Because brains like ours use up as much as 20 percent of our caloric intake, they require high-calorie foods to keep working. Since Twinkies weren’t around yet, cooked meat was the next best thing for early man. Cooking meat releases more calories, making it even better than raw meat, which we were probably already eating (judging from our appendixes).
Cooking also makes meat faster to eat and easier to digest. Our primate cousins, meanwhile, spent significantly more time eating fewer calories by consuming fruits and veggies. Those extra calories helped grow our brains.
But even an argument as straightforward as this one is contentious—science has yet to discover evidence that humans were capable of controlling fire at the time period specified by Wrangham’s theory.

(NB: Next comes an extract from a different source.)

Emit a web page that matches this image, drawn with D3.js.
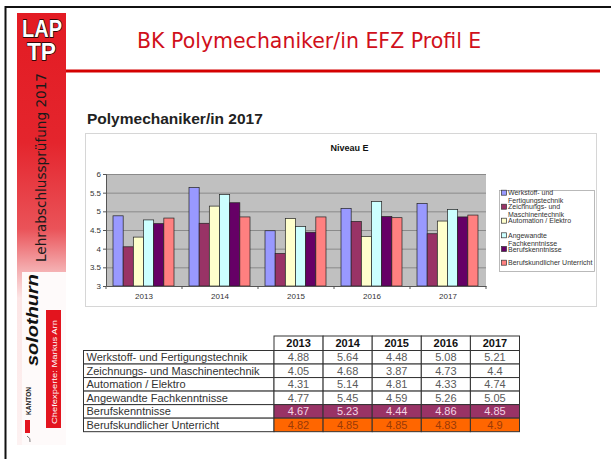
<!DOCTYPE html>
<html><head><meta charset="utf-8">
<script src="https://cdn.jsdelivr.net/npm/d3@7"></script>
<style>html,body{margin:0;padding:0;background:#fff;}svg{display:block;}</style>
</head><body>
<svg id="c" width="611" height="459"></svg>
<script>
const years = ["2013","2014","2015","2016","2017"];
const seriesNames = ["Werkstoff- und Fertigungstechnik","Zeichnungs- und Maschinentechnik","Automation / Elektro","Angewandte Fachkenntnisse","Berufskenntnisse","Berufskundlicher Unterricht"];
const legendLines = [["Werkstoff- und","Fertigungstechnik"],["Zeichnungs- und","Maschinentechnik"],["Automation / Elektro"],["Angewandte","Fachkenntnisse"],["Berufskenntnisse"],["Berufskundlicher Unterricht"]];
const werkstoff = [4.88,5.64,4.48,5.08,5.21];
const zeichnungs = [4.05,4.68,3.87,4.73,4.4];
const automation = [4.31,5.14,4.81,4.33,4.74];
const angewandte = [4.77,5.45,4.59,5.26,5.05];
const berufskenntnisse = [4.67,5.23,4.44,4.86,4.85];
const berufskundlicher = [4.82,4.85,4.85,4.83,4.9];
const seriesValues = [werkstoff,zeichnungs,automation,angewandte,berufskenntnisse,berufskundlicher];
const yTicks = [3,3.5,4,4.5,5,5.5,6];
const colors = ["#9999ff","#993366","#ffffcc","#ccffff","#660066","#ff8080"];

const svg = d3.select("#c");
const W=611,H=459;
svg.append("rect").attr("width",W).attr("height",H).attr("fill","#fff");

// ---------- slide frame ----------
const defs = svg.append("defs");
const g1 = defs.append("linearGradient").attr("id","sb").attr("x1",0).attr("y1",0).attr("x2",0).attr("y2",1);
[[0,"#e31b23"],[0.3,"#e4252d"],[0.5,"#ea5359"],[0.6,"#f5b3b5"],[0.66,"#fce6e6"],[1,"#fdf2f2"]].forEach(s=>g1.append("stop").attr("offset",s[0]).attr("stop-color",s[1]));
svg.append("rect").attr("x",17).attr("y",13).attr("width",49).attr("height",432).attr("fill","url(#sb)");
svg.append("rect").attr("x",22).attr("y",272).attr("width",44).attr("height",173).attr("fill","#fefafa");
svg.append("line").attr("x1",5).attr("x2",611).attr("y1",7).attr("y2",7).attr("stroke","#111").attr("stroke-width",2);
svg.append("line").attr("x1",5.5).attr("x2",5.5).attr("y1",6).attr("y2",459).attr("stroke","#111").attr("stroke-width",2);
svg.append("line").attr("x1",66).attr("x2",600).attr("y1",71).attr("y2",71).attr("stroke","#d40000").attr("stroke-width",3);

const lap = svg.append("g").attr("font-family","Liberation Sans, Arial, sans-serif").attr("font-weight","bold").attr("font-size",23)
  .attr("fill","#fff").attr("stroke","#000").attr("stroke-width",1.3).attr("paint-order","stroke").attr("text-anchor","middle");
lap.append("text").attr("x",42).attr("y",37).attr("textLength",40).attr("lengthAdjust","spacingAndGlyphs").text("LAP");
lap.append("text").attr("x",41.5).attr("y",60).attr("textLength",29).attr("lengthAdjust","spacingAndGlyphs").text("TP");

svg.append("text").attr("transform","translate(46,262) rotate(-90)").attr("font-family","DejaVu Sans, Verdana, sans-serif")
  .attr("font-size",13.6).attr("fill","#1a1a1a").text("Lehrabschlussprüfung 2017");
svg.append("text").attr("transform","translate(37.5,366) rotate(-90)").attr("font-family","Liberation Sans, Arial, sans-serif")
  .attr("font-size",16).attr("font-weight","bold").attr("font-style","italic").attr("fill","#111")
  .attr("textLength",92).attr("lengthAdjust","spacingAndGlyphs").text("solothurn");
svg.append("text").attr("transform","translate(31,415) rotate(-90)").attr("font-family","Liberation Sans, Arial, sans-serif")
  .attr("font-size",6.5).attr("font-weight","bold").attr("fill","#222")
  .attr("textLength",28).attr("lengthAdjust","spacing").text("KANTON");
svg.append("rect").attr("x",46).attr("y",310).attr("width",15).attr("height",118).attr("fill","#e3141e");
svg.append("text").attr("transform","translate(56.5,424) rotate(-90)").attr("font-family","Liberation Sans, Arial, sans-serif")
  .attr("font-size",7).attr("fill","#fff").attr("textLength",104).attr("lengthAdjust","spacingAndGlyphs").text("Chefexperte: Markus Arn");
svg.append("rect").attr("x",25).attr("y",420).attr("width",5).attr("height",13).attr("fill","#e3141e");
svg.append("path").attr("d","M27,436 Q31,438 30,442").attr("fill","none").attr("stroke","#555").attr("stroke-width",0.8);

svg.append("text").attr("x",137).attr("y",48).attr("font-family","DejaVu Sans, Verdana, sans-serif")
  .attr("font-size",20.5).attr("fill","#d0101b").text("BK Polymechaniker/in EFZ Profil E");

// ---------- chart ----------
svg.append("text").attr("x",87).attr("y",124).attr("font-family","Liberation Sans, Arial, sans-serif")
  .attr("font-size",15.5).attr("font-weight","bold").attr("fill","#222").text("Polymechaniker/in 2017");
svg.append("rect").attr("x",85.5).attr("y",133.5).attr("width",511).attr("height",173).attr("fill","#fff").attr("stroke","#d6d6d6");
svg.append("text").attr("x",349.5).attr("y",151).attr("text-anchor","middle").attr("font-family","Liberation Sans, Arial, sans-serif")
  .attr("font-size",9).attr("font-weight","bold").attr("fill","#111").text("Niveau E");

const px0=106, px1=486, py0=174, py1=286;
const y = d3.scaleLinear().domain([3,6]).range([py1,py0]);
const x0 = d3.scaleBand().domain(years).range([px0,px1]).padding(0);
const x1 = d3.scaleBand().domain(seriesNames).range([7, x0.bandwidth()-8]).padding(0);

svg.append("rect").attr("x",px0).attr("y",py0).attr("width",px1-px0).attr("height",py1-py0).attr("fill","#c0c0c0");
svg.append("g").selectAll("line").data(yTicks.slice(1)).join("line")
  .attr("x1",px0).attr("x2",px1).attr("y1",d=>y(d)+0.5).attr("y2",d=>y(d)+0.5).attr("stroke","#8a8a8a").attr("stroke-width",1);

const groups = svg.append("g").selectAll("g").data(years).join("g").attr("transform",d=>`translate(${x0(d)},0)`);
groups.selectAll("rect").data((yr,i)=>seriesNames.map((s,k)=>({s,k,v:seriesValues[k][i]}))).join("rect")
  .attr("x",d=>x1(d.s)).attr("width",x1.bandwidth())
  .attr("y",d=>y(d.v)).attr("height",d=>y(3)-y(d.v))
  .attr("fill",d=>colors[d.k]).attr("stroke","#222").attr("stroke-width",0.7);

const yAxis = svg.append("g").attr("transform",`translate(${px0},0)`)
  .call(d3.axisLeft(y).tickValues(yTicks).tickSize(3).tickPadding(2).tickFormat(d3.format("~g")));
const xAxis = svg.append("g").attr("transform",`translate(0,${py1})`)
  .call(d3.axisBottom(x0).tickSize(0).tickPadding(7));
[yAxis,xAxis].forEach(a=>{
  a.selectAll("path").attr("stroke","#555");
  a.selectAll("line").attr("stroke","#555");
  a.selectAll("text").attr("font-family","Liberation Sans, Arial, sans-serif").attr("font-size",8).attr("fill","#333");
});
xAxis.selectAll("line.bnd").data(years.concat(["end"])).join("line").attr("class","bnd")
  .attr("x1",(d,i)=>px0+i*x0.bandwidth()).attr("x2",(d,i)=>px0+i*x0.bandwidth()).attr("y1",0).attr("y2",3).attr("stroke","#555");

// legend
svg.append("rect").attr("x",499.5).attr("y",190.5).attr("width",95).attr("height",81).attr("fill","#fff").attr("stroke","#a8a8a8").attr("stroke-width",0.8);
const legCy = [192.7,206.7,220.7,235.3,249,262.7];
const leg = svg.append("g").selectAll("g").data(legendLines).join("g").attr("transform",(d,i)=>`translate(0,${legCy[i]})`);
leg.append("rect").attr("x",501.5).attr("y",-2.5).attr("width",5).attr("height",5).attr("fill",(d,i)=>colors[i]).attr("stroke","#333").attr("stroke-width",0.7);
leg.selectAll("text").data(d=>d).join("text").attr("x",508).attr("y",(d,j)=>2.5+j*8.3)
  .attr("font-family","Liberation Sans, Arial, sans-serif").attr("font-size",7).attr("fill","#333").text(d=>d);

// ---------- table ----------
const tx0=83.5, labelW=190.5, colW=49.1, hy=336, ry0=350.5, rh=13.53;
const tbl = svg.append("g").attr("font-family","Liberation Sans, Arial, sans-serif").attr("font-size",11);
const rowStyles = [null,null,null,null,{bg:"#993366",fg:"#f3d6e6"},{bg:"#ff6600",fg:"#9a3a08"}];
years.forEach((yr,j)=>{
  const cx = tx0+labelW+j*colW;
  tbl.append("rect").attr("x",cx).attr("y",hy).attr("width",colW).attr("height",ry0-hy).attr("fill","#fff").attr("stroke","#333");
  tbl.append("text").attr("x",cx+colW/2).attr("y",hy+11).attr("text-anchor","middle").attr("font-weight","bold").attr("fill","#111").text(yr);
});
seriesNames.forEach((s,i)=>{
  const ry = ry0+i*rh;
  const st = rowStyles[i];
  tbl.append("rect").attr("x",tx0).attr("y",ry).attr("width",labelW).attr("height",rh).attr("fill","#fff").attr("stroke","#333");
  tbl.append("text").attr("x",tx0+3).attr("y",ry+rh/2+4).attr("fill","#333").text(s);
  seriesValues[i].forEach((v,j)=>{
    const cx = tx0+labelW+j*colW;
    tbl.append("rect").attr("x",cx).attr("y",ry).attr("width",colW).attr("height",rh).attr("fill",st?st.bg:"#fff").attr("stroke","#333");
    tbl.append("text").attr("x",cx+colW/2).attr("y",ry+rh/2+4).attr("text-anchor","middle").attr("fill",st?st.fg:"#5a5a5a").text(v);
  });
});
</script>
</body></html>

click to read the full article
I don't happen to put much stock in #5 here, though it's not as outrageous as #4: Stoned Ape Theory, but the other article got me thinking on the Fermi Paradox (if there are aliens, where are they?) and I thought that whole calorie intake thing probably deserves special note. If running a big brain takes a lot of energy, it probably needs to be pretty immediately useful in acquiring calories - or not ending up being acquired for calories - or it isn't likely to persist.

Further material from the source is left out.